INFORMATION SHOWN ->
★ ★ ★ ★ ★ ★ ★
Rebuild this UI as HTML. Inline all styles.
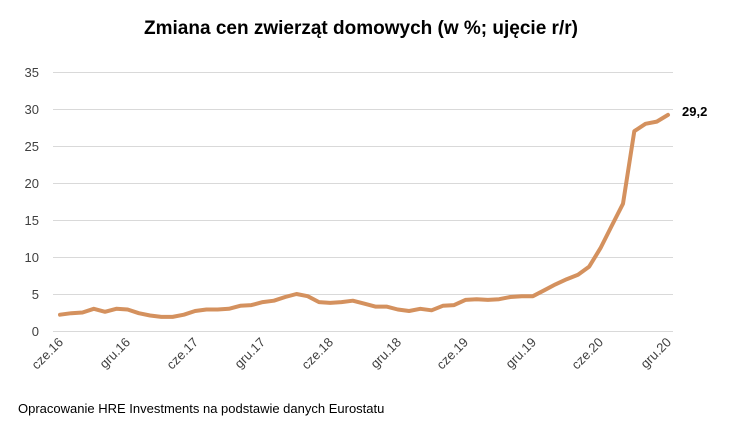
<!DOCTYPE html>
<html><head><meta charset="utf-8"><style>
body{margin:0;background:#fff;}
svg{display:block;font-family:"Liberation Sans",sans-serif;}
</style></head><body>
<svg width="732" height="428" viewBox="0 0 732 428">
<rect width="732" height="428" fill="#fff"/>
<text x="361" y="34" text-anchor="middle" font-size="19" font-weight="bold" fill="#000">Zmiana cen zwierząt domowych (w %; ujęcie r/r)</text>
<g stroke="#d9d9d9" stroke-width="1">
<line x1="53" x2="673" y1="72.5" y2="72.5"/>
<line x1="53" x2="673" y1="109.5" y2="109.5"/>
<line x1="53" x2="673" y1="146.5" y2="146.5"/>
<line x1="53" x2="673" y1="183.5" y2="183.5"/>
<line x1="53" x2="673" y1="220.5" y2="220.5"/>
<line x1="53" x2="673" y1="257.5" y2="257.5"/>
<line x1="53" x2="673" y1="294.5" y2="294.5"/>
<line x1="53" x2="673" y1="331.5" y2="331.5"/>
</g>
<g font-size="13" fill="#404040" text-anchor="end">
<text x="39" y="77">35</text><text x="39" y="114">30</text><text x="39" y="151">25</text>
<text x="39" y="188">20</text><text x="39" y="225">15</text><text x="39" y="262">10</text>
<text x="39" y="299">5</text><text x="39" y="336">0</text>
</g>
<g font-size="13" fill="#404040" text-anchor="end">
<text transform="translate(64,343) rotate(-45)">cze.16</text>
<text transform="translate(131,343) rotate(-45)">gru.16</text>
<text transform="translate(199,343) rotate(-45)">cze.17</text>
<text transform="translate(266,343) rotate(-45)">gru.17</text>
<text transform="translate(334,343) rotate(-45)">cze.18</text>
<text transform="translate(402,343) rotate(-45)">gru.18</text>
<text transform="translate(469,343) rotate(-45)">cze.19</text>
<text transform="translate(537,343) rotate(-45)">gru.19</text>
<text transform="translate(604,343) rotate(-45)">cze.20</text>
<text transform="translate(672,343) rotate(-45)">gru.20</text>
</g>
<polyline fill="none" stroke="#d4915e" stroke-width="4" stroke-linejoin="round" stroke-linecap="round" points="60.0,314.7 71.3,313.2 82.5,312.5 93.8,308.8 105.0,311.8 116.3,308.8 127.6,309.5 138.8,313.2 150.1,315.5 161.3,316.9 172.6,316.9 183.9,314.7 195.1,311.0 206.4,309.5 217.6,309.5 228.9,308.8 240.2,305.8 251.4,305.1 262.7,302.1 273.9,300.7 285.2,297.0 296.5,294.0 307.7,296.2 319.0,302.1 330.2,302.9 341.5,302.1 352.8,300.7 364.0,303.6 375.3,306.6 386.5,306.6 397.8,309.5 409.1,311.0 420.3,308.8 431.6,310.3 442.8,305.8 454.1,305.1 465.4,299.9 476.6,299.2 487.9,299.9 499.1,299.2 510.4,297.0 521.7,296.2 532.9,296.2 544.2,290.3 555.4,284.4 566.7,279.2 578.0,274.8 589.2,266.6 600.5,248.1 611.7,225.9 623.0,203.7 634.3,131.2 645.5,123.8 656.8,121.6 668.0,114.9"/>
<text x="682" y="116" font-size="13" font-weight="bold" fill="#000">29,2</text>
<text x="18" y="413" font-size="13" fill="#000">Opracowanie HRE Investments na podstawie danych Eurostatu</text>
</svg>
</body></html>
★ ★ ★ ★ ★ ★ ★
Transcribe the material exactly, keeping every word and none of the pictures.

Rebuild this UI as HTML. Inline all styles.
<!DOCTYPE html>
<html><head><meta charset="utf-8"><style>
body{margin:0;background:#fff;}
svg{display:block;font-family:"Liberation Sans",sans-serif;}
</style></head><body>
<svg width="732" height="428" viewBox="0 0 732 428">
<rect width="732" height="428" fill="#fff"/>
<text x="361" y="34" text-anchor="middle" font-size="19" font-weight="bold" fill="#000">Zmiana cen zwierząt domowych (w %; ujęcie r/r)</text>
<g stroke="#d9d9d9" stroke-width="1">
<line x1="53" x2="673" y1="72.5" y2="72.5"/>
<line x1="53" x2="673" y1="109.5" y2="109.5"/>
<line x1="53" x2="673" y1="146.5" y2="146.5"/>
<line x1="53" x2="673" y1="183.5" y2="183.5"/>
<line x1="53" x2="673" y1="220.5" y2="220.5"/>
<line x1="53" x2="673" y1="257.5" y2="257.5"/>
<line x1="53" x2="673" y1="294.5" y2="294.5"/>
<line x1="53" x2="673" y1="331.5" y2="331.5"/>
</g>
<g font-size="13" fill="#404040" text-anchor="end">
<text x="39" y="77">35</text><text x="39" y="114">30</text><text x="39" y="151">25</text>
<text x="39" y="188">20</text><text x="39" y="225">15</text><text x="39" y="262">10</text>
<text x="39" y="299">5</text><text x="39" y="336">0</text>
</g>
<g font-size="13" fill="#404040" text-anchor="end">
<text transform="translate(64,343) rotate(-45)">cze.16</text>
<text transform="translate(131,343) rotate(-45)">gru.16</text>
<text transform="translate(199,343) rotate(-45)">cze.17</text>
<text transform="translate(266,343) rotate(-45)">gru.17</text>
<text transform="translate(334,343) rotate(-45)">cze.18</text>
<text transform="translate(402,343) rotate(-45)">gru.18</text>
<text transform="translate(469,343) rotate(-45)">cze.19</text>
<text transform="translate(537,343) rotate(-45)">gru.19</text>
<text transform="translate(604,343) rotate(-45)">cze.20</text>
<text transform="translate(672,343) rotate(-45)">gru.20</text>
</g>
<polyline fill="none" stroke="#d4915e" stroke-width="4" stroke-linejoin="round" stroke-linecap="round" points="60.0,314.7 71.3,313.2 82.5,312.5 93.8,308.8 105.0,311.8 116.3,308.8 127.6,309.5 138.8,313.2 150.1,315.5 161.3,316.9 172.6,316.9 183.9,314.7 195.1,311.0 206.4,309.5 217.6,309.5 228.9,308.8 240.2,305.8 251.4,305.1 262.7,302.1 273.9,300.7 285.2,297.0 296.5,294.0 307.7,296.2 319.0,302.1 330.2,302.9 341.5,302.1 352.8,300.7 364.0,303.6 375.3,306.6 386.5,306.6 397.8,309.5 409.1,311.0 420.3,308.8 431.6,310.3 442.8,305.8 454.1,305.1 465.4,299.9 476.6,299.2 487.9,299.9 499.1,299.2 510.4,297.0 521.7,296.2 532.9,296.2 544.2,290.3 555.4,284.4 566.7,279.2 578.0,274.8 589.2,266.6 600.5,248.1 611.7,225.9 623.0,203.7 634.3,131.2 645.5,123.8 656.8,121.6 668.0,114.9"/>
<text x="682" y="116" font-size="13" font-weight="bold" fill="#000">29,2</text>
<text x="18" y="413" font-size="13" fill="#000">Opracowanie HRE Investments na podstawie danych Eurostatu</text>
</svg>
</body></html>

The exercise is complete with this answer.